Sometimes, you want to review bot traffic. For example, if you think that bot traffic has been taking up too much of your computing resources (e.g. CPU cycles), maybe you want to review bot traffic to see if there is a particular bot that is visiting you excessively. Alternatively, sometimes you might want to answer questions such as "How many pages on this website does Google's crawler index in a day?"
In this tutorial, we'll see how to filter your site's visit history to review visits from bots.
There are two broad categories to consider when reviewing bot traffic: bots that identify themselves and bots that do not.

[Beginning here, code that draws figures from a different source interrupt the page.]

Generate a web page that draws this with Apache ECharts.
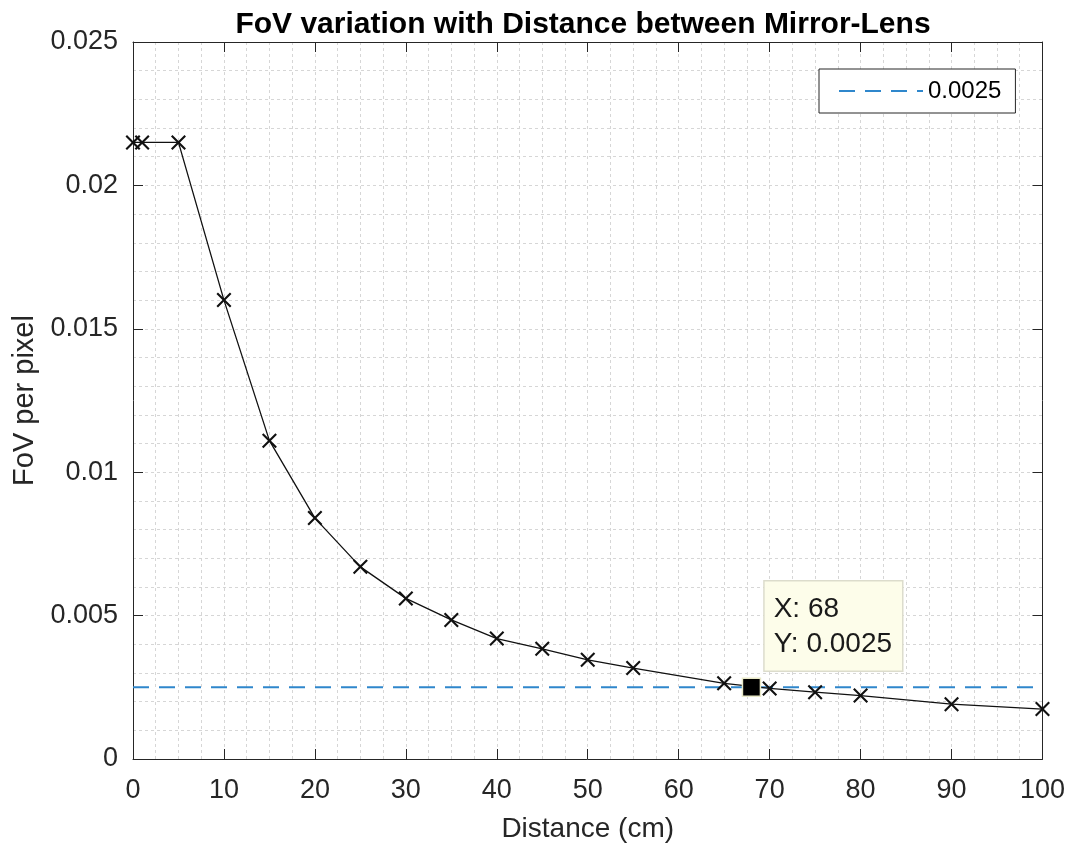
<!DOCTYPE html>
<html>
<head>
<meta charset="utf-8">
<script src="https://cdn.jsdelivr.net/npm/echarts@6/dist/echarts.min.js"></script>
<style>
  html, body { margin: 0; padding: 0; background: #fff; }
  #main { width: 1068px; height: 850px; }
</style>
</head>
<body>
<div id="main"></div>
<script>
// measured curve (distance in cm, FoV per pixel)
var distance = [0, 1, 5, 10, 15, 20, 25, 30, 35, 40, 45, 50, 55, 65, 70, 75, 80, 90, 100];
var fov = [0.0215, 0.0215, 0.0215, 0.0160, 0.0111, 0.0084, 0.0067, 0.0056, 0.00485, 0.0042,
           0.00384, 0.00346, 0.00317, 0.00264, 0.00246, 0.00233, 0.00221, 0.00191, 0.00174];
// horizontal reference line
var refX = [0, 100];
var refY = 0.0025;
// data tip
var tipX = 68;
var tipY = 0.0025;

var font = 'Liberation Sans, Arial, Helvetica, sans-serif';
var axisCol = '#262626';
var crossPath = 'path://M0,1L1,0L5,4L9,0L10,1L6,5L10,9L9,10L5,6L1,10L0,9L4,5Z';

var chart = echarts.init(document.getElementById('main'));

var gridLine = { show: true, lineStyle: { color: '#d6d6d6', type: [3, 3], width: 1 } };

function yFmt(v) { return String(+v.toFixed(4)); }

chart.setOption({
  backgroundColor: '#fff',
  animation: false,
  title: {
    text: 'FoV variation with Distance between Mirror-Lens',
    left: 578, top: 5, textAlign: 'center',
    textStyle: { fontFamily: font, fontSize: 30, fontWeight: 'bold', color: '#000' }
  },
  legend: {
    data: ['0.0025'],
    left: 819, top: 69,
    padding: [10, 14, 10, 19],
    itemWidth: 84, itemHeight: 14,
    borderColor: axisCol, borderWidth: 1,
    backgroundColor: '#fff',
    itemStyle: { opacity: 0 },
    textStyle: { fontFamily: font, fontSize: 24, color: '#000' }
  },
  grid: { left: 133, right: 24, top: 42, bottom: 91 },
  xAxis: [{
    type: 'value', min: 0, max: 100, interval: 10,
    name: 'Distance (cm)', nameLocation: 'middle', nameGap: 56,
    nameTextStyle: { fontFamily: font, fontSize: 28, color: axisCol },
    axisLine: { show: true, onZero: false, lineStyle: { color: axisCol, width: 1 } },
    axisTick: { show: true, inside: true, length: 10, lineStyle: { color: axisCol } },
    axisLabel: { fontFamily: font, fontSize: 27, color: axisCol, margin: 18 },
    splitLine: gridLine,
    minorTick: { show: false, splitNumber: 4 },
    minorSplitLine: gridLine
  }, {
    type: 'value', min: 0, max: 100, interval: 10, position: 'top',
    axisLine: { show: true, onZero: false, lineStyle: { color: axisCol, width: 1 } },
    axisTick: { show: true, inside: true, length: 10, lineStyle: { color: axisCol } },
    axisLabel: { show: false },
    splitLine: { show: false }
  }],
  yAxis: [{
    type: 'value', min: 0, max: 0.025, interval: 0.005,
    name: 'FoV per pixel', nameLocation: 'middle', nameGap: 92,
    nameTextStyle: { fontFamily: font, fontSize: 29, color: axisCol },
    axisLine: { show: true, onZero: false, lineStyle: { color: axisCol, width: 1 } },
    axisTick: { show: true, inside: true, length: 10, lineStyle: { color: axisCol } },
    axisLabel: { fontFamily: font, fontSize: 27, color: axisCol, margin: 15, formatter: yFmt },
    splitLine: gridLine,
    minorTick: { show: false, splitNumber: 5 },
    minorSplitLine: gridLine
  }, {
    type: 'value', min: 0, max: 0.025, interval: 0.005, position: 'right',
    axisLine: { show: true, onZero: false, lineStyle: { color: axisCol, width: 1 } },
    axisTick: { show: true, inside: true, length: 10, lineStyle: { color: axisCol } },
    axisLabel: { show: false },
    splitLine: { show: false }
  }],
  series: [
    {
      name: 'FoV',
      type: 'line',
      data: distance.map(function (d, i) { return [d, fov[i]]; }),
      symbol: crossPath, symbolSize: 15,
      itemStyle: { color: '#111' },
      lineStyle: { color: '#111', width: 1.3 },
      z: 3
    },
    {
      name: '0.0025',
      type: 'line',
      data: refX.map(function (d) { return [d, refY]; }),
      symbol: 'none',
      lineStyle: { color: '#2f87cc', width: 2, type: [16, 10] },
      itemStyle: { color: '#2f87cc' },
      z: 2
    },
    {
      name: 'tip',
      type: 'scatter',
      data: [[tipX, tipY]],
      symbol: 'rect', symbolSize: 18,
      itemStyle: { color: '#000', opacity: 1, borderColor: '#e9e9c8', borderWidth: 1.5 },
      label: {
        show: true,
        position: [23, -96],
        align: 'left', verticalAlign: 'top',
        formatter: 'X: ' + tipX + '\nY: ' + tipY,
        fontFamily: font, fontSize: 28, lineHeight: 35, color: '#1a1a1a',
        backgroundColor: '#fdfdea',
        borderColor: '#dcdccc', borderWidth: 1.5,
        padding: [10, 10, 9, 9]
      },
      z: 5
    }
  ]
});
</script>
</body>
</html>
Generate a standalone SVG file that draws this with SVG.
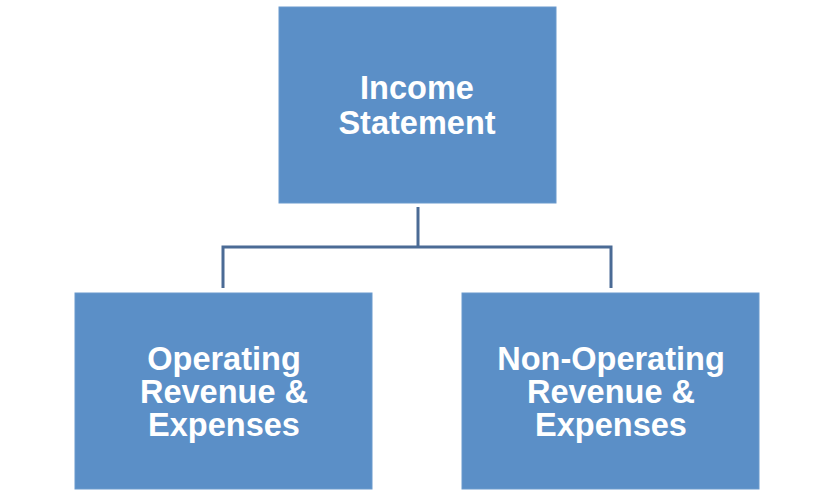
<svg xmlns="http://www.w3.org/2000/svg" width="834" height="496" viewBox="0 0 834 496">
<style>
.box{fill:#5b8fc7;stroke:#6a9acd;stroke-width:1}
.lbl{font-family:"Liberation Sans",Arial,sans-serif;font-weight:bold;font-size:32.5px;fill:#ffffff;text-anchor:middle}
.conn{fill:none;stroke:#4b6b95;stroke-width:3}
</style>
<rect width="834" height="496" fill="#ffffff"/>
<g id="connectors">
<path class="conn" d="M418,207 V247"/>
<path class="conn" d="M223,288 V247 H611 V288"/>
</g>
<g id="income-statement">
<rect class="box" x="279" y="7" width="277" height="196"/>
<text class="lbl" x="417" y="99">Income</text>
<text class="lbl" x="417" y="134">Statement</text>
</g>
<g id="operating">
<rect class="box" x="75" y="293" width="297" height="196"/>
<text class="lbl" x="224" y="370">Operating</text>
<text class="lbl" x="224" y="403">Revenue &amp;</text>
<text class="lbl" x="224" y="436">Expenses</text>
</g>
<g id="non-operating">
<rect class="box" x="462" y="293" width="297" height="196"/>
<text class="lbl" x="611" y="370">Non-Operating</text>
<text class="lbl" x="611" y="403">Revenue &amp;</text>
<text class="lbl" x="611" y="436">Expenses</text>
</g>
</svg>
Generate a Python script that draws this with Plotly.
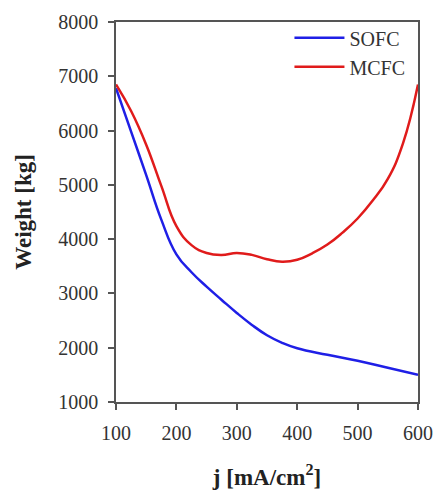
import plotly.graph_objects as go

j_sofc = [100, 125, 150, 175, 200, 225, 250, 275, 300, 325, 350, 375, 400, 450, 500, 550, 600]
w_sofc = [6780, 5980, 5180, 4360, 3720, 3390, 3125, 2880, 2640, 2420, 2230, 2090, 1990, 1870, 1760, 1630, 1500]

j_mcfc = [100, 125, 150, 175, 200, 225, 250, 275, 300, 325, 350, 375, 400, 425, 450, 475, 500, 525, 550, 575, 600]
w_mcfc = [6850, 6360, 5740, 4980, 4240, 3890, 3745, 3710, 3745, 3710, 3630, 3585, 3620, 3740, 3900, 4120, 4380, 4710, 5110, 5760, 6850]

x_ticks = [100, 200, 300, 400, 500, 600]
y_ticks = [1000, 2000, 3000, 4000, 5000, 6000, 7000, 8000]

FONT = "Liberation Serif"

fig = go.Figure()
fig.add_trace(go.Scatter(x=j_sofc, y=w_sofc, mode="lines", name="SOFC",
                         line=dict(color="#1f1fe6", width=2.5, shape="spline", smoothing=1.3)))
fig.add_trace(go.Scatter(x=j_mcfc, y=w_mcfc, mode="lines", name="MCFC",
                         line=dict(color="#e01b1b", width=2.5, shape="spline", smoothing=1.3)))

axis_common = dict(showgrid=False, zeroline=False, showline=True, linecolor="#555555", linewidth=1.5,
                   mirror=True, ticks="outside", ticklen=6, tickcolor="#555555", tickwidth=1.5,
                   automargin=False,
                   tickfont=dict(family=FONT, size=20, color="#333333"))

fig.update_xaxes(range=[100, 600], tickvals=x_ticks, ticklabelstandoff=6,
                 title=dict(text="<b>j [mA/cm<sup>2</sup>]</b>", font=dict(family=FONT, size=23, color="#222222"), standoff=26),
                 **axis_common)
fig.update_yaxes(range=[1000, 8000], tickvals=y_ticks, ticklabelstandoff=6,
                 title=dict(text="<b>Weight [kg]</b>", font=dict(family=FONT, size=23, color="#222222"), standoff=20),
                 **axis_common)

fig.update_layout(
    width=433, height=491,
    margin=dict(l=116, r=15, t=22, b=89),
    plot_bgcolor="white", paper_bgcolor="white",
    legend=dict(x=0.975, y=1.01, xanchor="right", yanchor="top",
                font=dict(family=FONT, size=20, color="#333333"),
                bgcolor="rgba(0,0,0,0)", tracegroupgap=0, itemwidth=50),
    showlegend=True,
)

fig.write_html("out.html")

We'll look at the easier category first: bots that identify themselves. Go to the main page to view the visit history for your site. On the left, there should be a form that allows you to apply filters. Change the filter type to Tag and select self-identified bot for the tag. Click the Filter button to update the table.
When the visit history table updates, all rows should correspond to visits where the visitor used a user-agent string that Gatekeeper thinks is a bot (e.g. "Googlebot"). If you see a user-agent string that you think Gatekeeper should recognize as a bot but does not, please let us know.
Self-identified bots tend not to be malicious. After all, why would a bot that is trying to access pages reserved for humans announce that it is a bot? Instead, malicious bots will try to cover their tracks and appear as normal human users, which leads us to the second category: bots that do not identify themselves. While there is no perfect solution when trying to automatically detect bots, intelligence about the IP addresses might give us clues. For example, if a user is visiting your website from a data center, there is a good chance that that user is a bot (this isn't always true since some people use virtual private networking, which might route traffic through data centers; in those cases, CAPTCHA challenges would be useful in distinguishing bots from humans). Fortunately, Gatekeeper makes it easier to focus on such visits by making the data center tag available.
A trickier category of IP addresses are ones that belong to organizations that operate both a data center and an ISP (internet service provider). In that case, Gatekeeper does not know if those IP addresses are strictly being used for data centers or as part of an ISP, and so those IP addresses are treated differently from the ones that are identified as data center. When looking for bot traffic, you might want to filter for data center and ISP as well.
If you come across IP addresses that you think are data centers, but we have not marked them as such, please let us know.
Lastly, bots can be run on residential networks and can be very difficult to detect. One method to discover new scraping attacks is to review which IP addresses have frequently visited your site in a day. Gatekeeper makes this easier by highlighting which IP addresses have frequently visited your site in a day in the "Top visitors" section right underneath the visits graph ("Top visitors" is collapsed by default).
You can review the list and look for unusually high counts from IP addresses that are not bots that you expect. Clicking on the IP address will apply that IP address as a filter so you can more easily review the URLs that that IP address is visiting. If you decide that an IP address is unwelcome, you can blacklist it or add it to a watchlist (a custom visitor group that you can filter for).